- **Provided records**:
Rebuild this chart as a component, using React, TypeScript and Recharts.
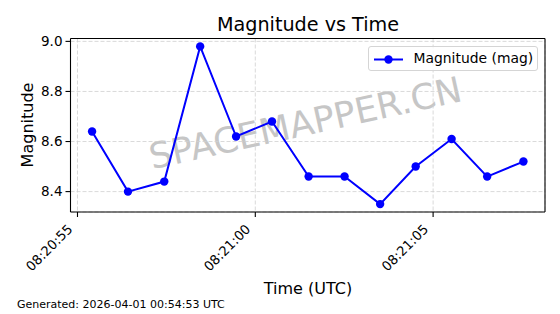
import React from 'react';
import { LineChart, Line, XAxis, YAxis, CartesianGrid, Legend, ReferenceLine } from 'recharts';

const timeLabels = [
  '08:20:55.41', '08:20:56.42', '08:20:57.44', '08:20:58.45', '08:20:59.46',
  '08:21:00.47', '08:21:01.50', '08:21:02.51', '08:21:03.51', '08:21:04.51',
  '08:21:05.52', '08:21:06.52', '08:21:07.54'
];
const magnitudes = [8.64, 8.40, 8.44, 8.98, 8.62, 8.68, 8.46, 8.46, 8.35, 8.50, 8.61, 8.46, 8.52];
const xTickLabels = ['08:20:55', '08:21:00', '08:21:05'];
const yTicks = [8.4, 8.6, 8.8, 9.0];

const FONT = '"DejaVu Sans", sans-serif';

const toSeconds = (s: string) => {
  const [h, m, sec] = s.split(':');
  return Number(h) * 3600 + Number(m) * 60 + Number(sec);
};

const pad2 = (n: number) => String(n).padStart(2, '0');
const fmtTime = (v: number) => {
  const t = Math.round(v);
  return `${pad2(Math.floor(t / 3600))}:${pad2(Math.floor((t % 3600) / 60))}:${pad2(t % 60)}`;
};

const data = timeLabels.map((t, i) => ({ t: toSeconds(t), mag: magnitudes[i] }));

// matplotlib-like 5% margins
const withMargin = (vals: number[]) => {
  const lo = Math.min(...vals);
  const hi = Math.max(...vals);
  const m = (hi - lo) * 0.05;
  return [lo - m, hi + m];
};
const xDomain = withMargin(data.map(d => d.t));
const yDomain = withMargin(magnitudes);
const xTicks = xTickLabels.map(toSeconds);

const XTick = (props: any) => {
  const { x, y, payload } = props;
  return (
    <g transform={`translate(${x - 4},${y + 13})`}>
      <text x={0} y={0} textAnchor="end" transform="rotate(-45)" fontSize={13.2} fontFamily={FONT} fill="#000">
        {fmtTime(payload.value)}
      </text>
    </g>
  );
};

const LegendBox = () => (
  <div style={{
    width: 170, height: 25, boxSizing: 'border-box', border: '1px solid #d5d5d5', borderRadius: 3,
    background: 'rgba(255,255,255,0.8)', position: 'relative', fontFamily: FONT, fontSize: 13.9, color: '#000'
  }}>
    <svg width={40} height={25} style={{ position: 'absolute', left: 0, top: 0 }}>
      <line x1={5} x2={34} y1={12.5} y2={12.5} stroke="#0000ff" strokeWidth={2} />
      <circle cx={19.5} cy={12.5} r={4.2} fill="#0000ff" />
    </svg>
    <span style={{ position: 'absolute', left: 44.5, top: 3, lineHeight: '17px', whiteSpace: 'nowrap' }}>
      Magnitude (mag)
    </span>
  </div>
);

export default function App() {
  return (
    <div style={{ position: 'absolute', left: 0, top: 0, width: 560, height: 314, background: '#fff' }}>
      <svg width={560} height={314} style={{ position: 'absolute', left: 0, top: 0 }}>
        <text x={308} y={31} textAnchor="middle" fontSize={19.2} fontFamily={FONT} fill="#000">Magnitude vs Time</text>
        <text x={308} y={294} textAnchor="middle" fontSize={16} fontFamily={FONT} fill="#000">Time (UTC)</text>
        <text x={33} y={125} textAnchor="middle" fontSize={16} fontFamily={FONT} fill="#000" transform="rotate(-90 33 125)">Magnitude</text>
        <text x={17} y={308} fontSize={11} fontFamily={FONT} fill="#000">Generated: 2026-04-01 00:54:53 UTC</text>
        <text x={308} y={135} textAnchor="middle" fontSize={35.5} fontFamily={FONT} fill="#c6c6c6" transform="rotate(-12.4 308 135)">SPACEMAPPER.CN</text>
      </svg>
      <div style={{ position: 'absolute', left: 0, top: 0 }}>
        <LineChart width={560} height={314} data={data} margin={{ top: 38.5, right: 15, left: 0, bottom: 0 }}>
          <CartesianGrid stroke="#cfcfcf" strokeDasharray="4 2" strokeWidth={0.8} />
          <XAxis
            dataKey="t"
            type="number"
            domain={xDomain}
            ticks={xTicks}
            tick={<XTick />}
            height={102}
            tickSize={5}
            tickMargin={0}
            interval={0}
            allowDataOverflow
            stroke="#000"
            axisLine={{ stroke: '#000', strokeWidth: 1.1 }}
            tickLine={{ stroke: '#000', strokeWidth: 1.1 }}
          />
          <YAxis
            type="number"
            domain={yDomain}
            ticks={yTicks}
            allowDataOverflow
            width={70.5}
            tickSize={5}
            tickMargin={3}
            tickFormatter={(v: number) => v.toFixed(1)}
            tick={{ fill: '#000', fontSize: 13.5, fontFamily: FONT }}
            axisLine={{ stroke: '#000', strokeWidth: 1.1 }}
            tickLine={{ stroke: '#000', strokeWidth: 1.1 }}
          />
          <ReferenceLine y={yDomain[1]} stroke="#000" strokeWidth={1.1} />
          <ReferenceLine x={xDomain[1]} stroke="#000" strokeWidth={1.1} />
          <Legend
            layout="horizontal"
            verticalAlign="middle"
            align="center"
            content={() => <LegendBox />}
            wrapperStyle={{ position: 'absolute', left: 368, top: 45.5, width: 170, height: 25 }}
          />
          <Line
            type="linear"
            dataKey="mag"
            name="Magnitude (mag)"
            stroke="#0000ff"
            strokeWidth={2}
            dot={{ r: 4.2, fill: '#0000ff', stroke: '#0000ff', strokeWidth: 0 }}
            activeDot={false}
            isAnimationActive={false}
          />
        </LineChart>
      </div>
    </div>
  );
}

--

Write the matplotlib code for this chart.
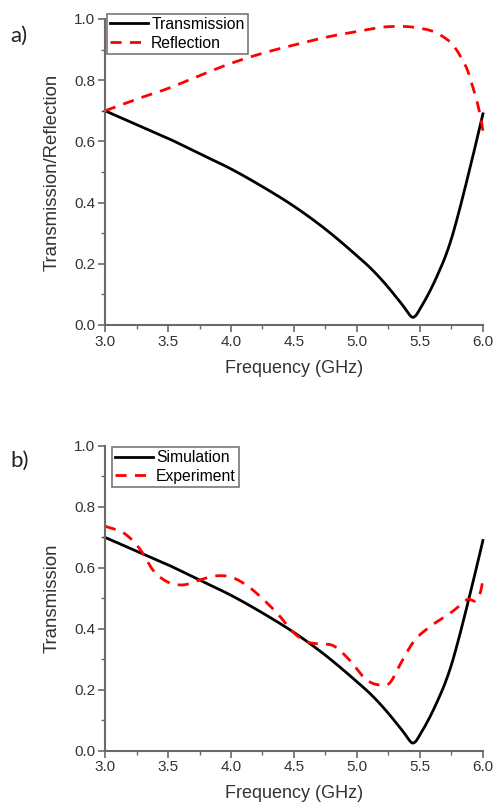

- **Instruction**: Restate word for word the part that opens with the line containing "Rebuild this chart" and closes with the line containing "const xTicks = xTickLabels.map(toSeconds);", both ends included, and nothing else. Omit any images.

- **Correct response**:
Rebuild this chart as a component, using React, TypeScript and Recharts.
import React from 'react';
import { LineChart, Line, XAxis, YAxis, CartesianGrid, Legend, ReferenceLine } from 'recharts';

const timeLabels = [
  '08:20:55.41', '08:20:56.42', '08:20:57.44', '08:20:58.45', '08:20:59.46',
  '08:21:00.47', '08:21:01.50', '08:21:02.51', '08:21:03.51', '08:21:04.51',
  '08:21:05.52', '08:21:06.52', '08:21:07.54'
];
const magnitudes = [8.64, 8.40, 8.44, 8.98, 8.62, 8.68, 8.46, 8.46, 8.35, 8.50, 8.61, 8.46, 8.52];
const xTickLabels = ['08:20:55', '08:21:00', '08:21:05'];
const yTicks = [8.4, 8.6, 8.8, 9.0];

const FONT = '"DejaVu Sans", sans-serif';

const toSeconds = (s: string) => {
  const [h, m, sec] = s.split(':');
  return Number(h) * 3600 + Number(m) * 60 + Number(sec);
};

const pad2 = (n: number) => String(n).padStart(2, '0');
const fmtTime = (v: number) => {
  const t = Math.round(v);
  return `${pad2(Math.floor(t / 3600))}:${pad2(Math.floor((t % 3600) / 60))}:${pad2(t % 60)}`;
};

const data = timeLabels.map((t, i) => ({ t: toSeconds(t), mag: magnitudes[i] }));

// matplotlib-like 5% margins
const withMargin = (vals: number[]) => {
  const lo = Math.min(...vals);
  const hi = Math.max(...vals);
  const m = (hi - lo) * 0.05;
  return [lo - m, hi + m];
};
const xDomain = withMargin(data.map(d => d.t));
const yDomain = withMargin(magnitudes);
const xTicks = xTickLabels.map(toSeconds);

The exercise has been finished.